The opening shot is a birds-eye view of a forest over ominous music and animal sounds. The first shot reveals too much by showing a house on fire and bloody footprints going into a neighboring house. The audience knows they will come back to this image and it ruins some of the plot points that could have been a surprise. However, it ruins a lot less than the trailers did for this film by showing way too much information that even viewers who have not read the book will know way more than they should going in especially a well-directed scene involving the death of a child. But the trailers also show scenes involving a creepy character with a deformed spine crawling on all fours and coming out of a cabinet that is not in the actual movie. It would have had surprises even to those that read the book had it not been for the trailers. There is a lot to this Pet Sematary that works and then there is a lot, mostly in the latter half of the film that completely destroys whatever goodwill this movie built up early on.

To get to the point. The ending of Pet Sematary is a complete trainwreck and a rushed one at that. It betrays everything the film was building up to and everything that Stephen King’s novel set in place. The movie tries to be bold and go in a different direction but it goes about it so haphazardly that I find it hard to believe that anyone would accept the ending as a cohesive closure. This Pet Sematary had so much potential but turns into just another creepy kid movie. Some of the imagery that should have been haunting but just looks silly like the children wearing animal masks. Instead of that being scary it looks like an outtake from the reprehensible Nicolas Cage remake of The Wicker Man (2006). 

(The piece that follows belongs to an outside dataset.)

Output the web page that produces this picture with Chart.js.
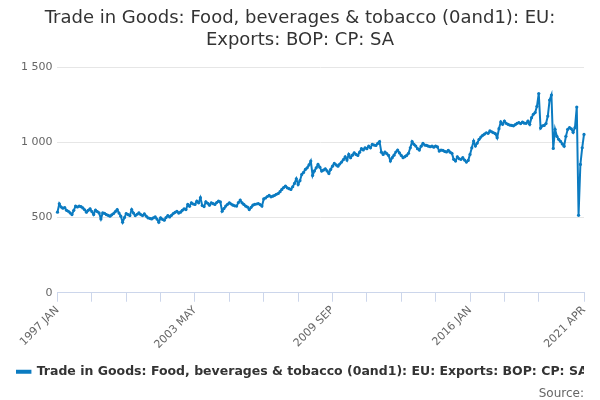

There are significant problems throughout. The color red is prominent to the point of being too obvious. That was a red flag early on (pun intended) that this Pet Sematary is going to be problematic. The house is red, the mother is always wearing red until the final act, and there is a lot of red blood and gore early on. The main actors are all talented but with the hack direction from two directors and a shoddy screenplay they never get a chance to become three dimensional. A real shame considering John Lithgow’s talent and the role of Judd in the book is the stuff of Best Supporting Actor material. If the movie had more about him and developed his relationship with the family next door like the book does it may have worked a lot better. The standout performance in this Pet Sematary was Church the cat. Honestly, kudos to the trainers and everyone else involved because the cat was lovable when he was supposed to be and frightening when he needed to be. 

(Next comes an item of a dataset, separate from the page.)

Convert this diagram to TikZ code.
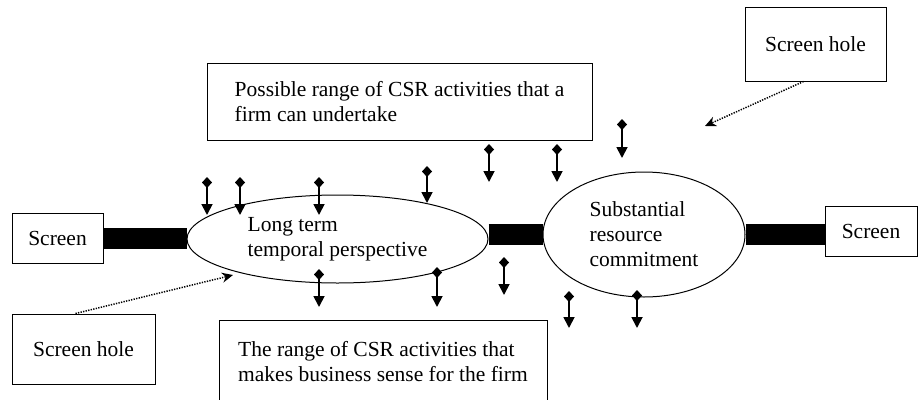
\documentclass[tikz,border=0pt]{standalone}
\usepackage{fontspec}
\setmainfont{Liberation Serif}
\usetikzlibrary{positioning,arrows.meta,shapes.geometric}

\begin{document}
\begin{tikzpicture}[
  x=1pt, y=-1pt,
  font=\fontsize{21.5}{25}\selectfont,
  box/.style={draw, line width=1pt, align=left, inner sep=2pt},
  oval/.style={draw, ellipse, line width=1pt, align=left, inner sep=2pt},
  bar/.style={line width=21pt},
  hole/.style={-{Stealth[length=11pt,width=10pt]}, line width=1.5pt, dash pattern=on 1.3pt off 1.3pt},
  push/.style={{Diamond[length=11pt,width=10pt]}-{Triangle[length=11pt,width=11pt]}, line width=1.8pt}
]
\useasboundingbox (0,0) rectangle (918,399);

% nodes
\node[box, minimum width=91, minimum height=50] (lscreen) at (57.5,238) {Screen};
\node[box, minimum width=92, minimum height=50] (rscreen) at (871,231) {Screen};
\node[box, minimum width=141, minimum height=74] (rhole) at (815.5,44) {Screen hole};
\node[box, minimum width=143, minimum height=70] (lhole) at (83.5,349) {Screen hole};
\node[box, minimum width=385, minimum height=77] (possible) at (399.5,101.5)
  {Possible range of CSR activities that a\\firm can undertake};
\node[box, minimum width=328, minimum height=84] (sense) at (383,362)
  {The range of CSR activities that\\makes business sense for the firm};
\node[oval, minimum width=301, minimum height=88] (longterm) at (337.5,239)
  {Long term\\temporal perspective};
\node[oval, minimum width=202, minimum height=125] (commit) at (644,234.5)
  {Substantial\\resource\\commitment};

% screen bars
\draw[bar] (lscreen.east) -- (lscreen.east -| longterm.west);
\draw[bar] (commit.west -| longterm.east) -- (commit.west);
\draw[bar] (commit.east) -- (commit.east -| rscreen.west);

% holes in the screen
\coordinate (rgap) at (705,126);
\coordinate (lgap) at (233,275);
\draw[hole] ([xshift=-12]rhole.south) -- (rgap);
\draw[hole] ([xshift=-8]lhole.north) -- (lgap);

% pressures
\foreach \x/\y/\t in {207/177/215, 240/177/215, 319/177/215, 427/166/203,
                      319/269/307, 437/267/307, 489/144/182, 557/144/182,
                      622/119/158, 504/257/295, 569/291/328, 637/290/328}
  \draw[push] (\x,\y) -- (\x,\t);

\end{tikzpicture}
\end{document}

The first hour of Pet Sematary is a creepy atmospheric thriller. It never gets truly scary but that is likely because when it should be terrifying it turns into an unintentional and very unfunny joke of itself. This movie has dark visuals and the eerie cinematography sets the tone well. The best scenes are at the actual pet cemetery burial ground up in the mountains. The filmmakers use a lot of fog machines but despite that, it still looks great and provides the best images of the film. One big flaw is that the directors fell in love with their backlighting. There was way too much throughout Pet Sematary. Almost every scene with characters talking to each other was backlit in such an obvious manner is became distracting and lost all of its emphasis to enhance the characters. This Pet Sematary was not scary nor was it clever or intelligent enough to be a fun experience. It squandered whatever positive elements it had with a rushed ending that seemingly came out of nowhere and betrays the audience forcing them to accept something so inept it boggles the mind that intelligent people could have destroyed such a brilliant book. 

Skip this Pet Sematary and the original one for that matter. This is better than that movie for at least two-thirds of it. Just read the book and listen to the Ramones song which they had a band called Starcrawler cover over the end credits of this shoddy remake.